[BWNS 22 May 2011] GENEVA — A coordinated series of raids have been carried out on the homes of several Iranian Baha’is, active in a community initiative to provide a higher education programme for young members who are barred from university. [see Wiki: http://en.wikipedia.org/wiki/Bahá'%C3%AD_Institute_for_Higher_Education]
Initial reports indicate that raids took place yesterday on houses in Tehran, Karaj, Isfahan, and Shiraz. As many as 30 people may already have been arrested.
“All of the targets were homes of individuals closely involved with the operations of the Baha’i Institute for Higher Education,” said Diane Ala’i, representative of the Baha’i International Community to the United Nations in Geneva.
The Baha’i Institute for Higher Education (BIHE) was established in 1987 as a community initiative to meet the educational needs of young Baha’is who have been systematically denied access to higher education by the Iranian government. The BIHE has been described by the New York Timesas “an elaborate act of communal self-preservation.”
“The Institute has been a remarkably creative – and entirely non-violent – response to the Iranian government’s on-going effort to stifle the normal human development of the Baha’i community,” said Ms. Ala’i.
“The Iranian authorities – not content with debarring Baha’is from university solely on account of their religious beliefs – are now cruelly seeking to shut down the community’s efforts to provide its youth with higher education through alternative means.
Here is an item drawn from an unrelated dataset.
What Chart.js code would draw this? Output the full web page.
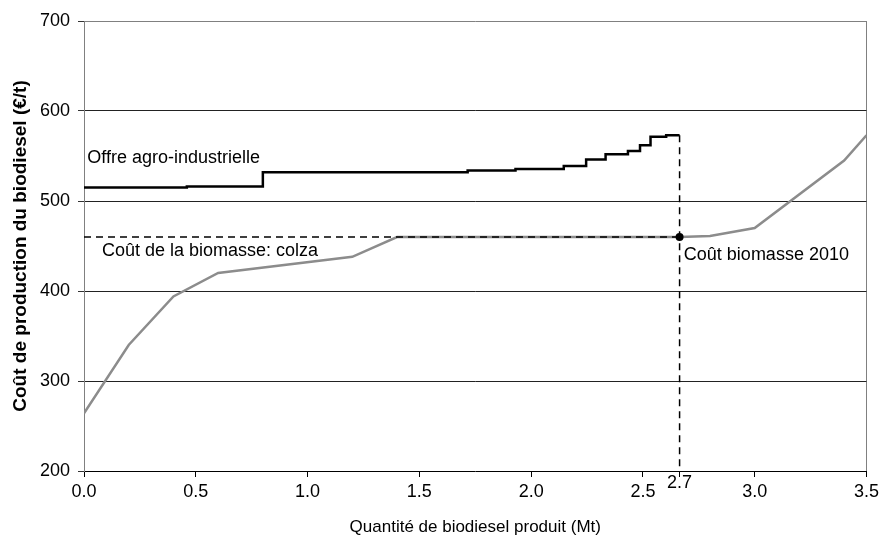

“The government’s actions are utterly unjustifiable,” said Ms. Ala’i.
This is not the first time that the BIHE has come under attack from Iranian authorities. One of the biggest blows was a series of sweeping raids carried out in 1998 during which some 36 members of the BIHE’s faculty and staff were arrested, and much of its equipment and records – located in more than 500 homes – was taken. Other actions against the operations of BIHE were carried out in 2001 and 2002.
These attacks – and Iran’s general policy prohibiting young Baha’is from entering higher education – have been met with strong condemnation by governments, academics, UN agencies, civil society organizations and others.
Among the numerous actions taken, university professors and chaplains around the world have sent letters of protest to the UN Secretary-General and the leaders of Iran; in 2006, the president of Princeton university in the United States raised the matter with the Iranian representative to the UN; Spain’s House of Deputies has passed a strongly-worded resolution on the situation; Wolfson College, Oxford, also voted through a resolution in November 2007, as did the University of Winnipeg in Canada.
“These latest raids appear to be another concerted attempt to attack the BIHE, which the authorities have long sought to do,” said Diane Ala’i.
“We are calling upon governments and educational organizations throughout the world to register with the government of Iran their strong disapproval of its systematic, ongoing efforts to deny to young Baha’is their fundamental human right to access higher education.”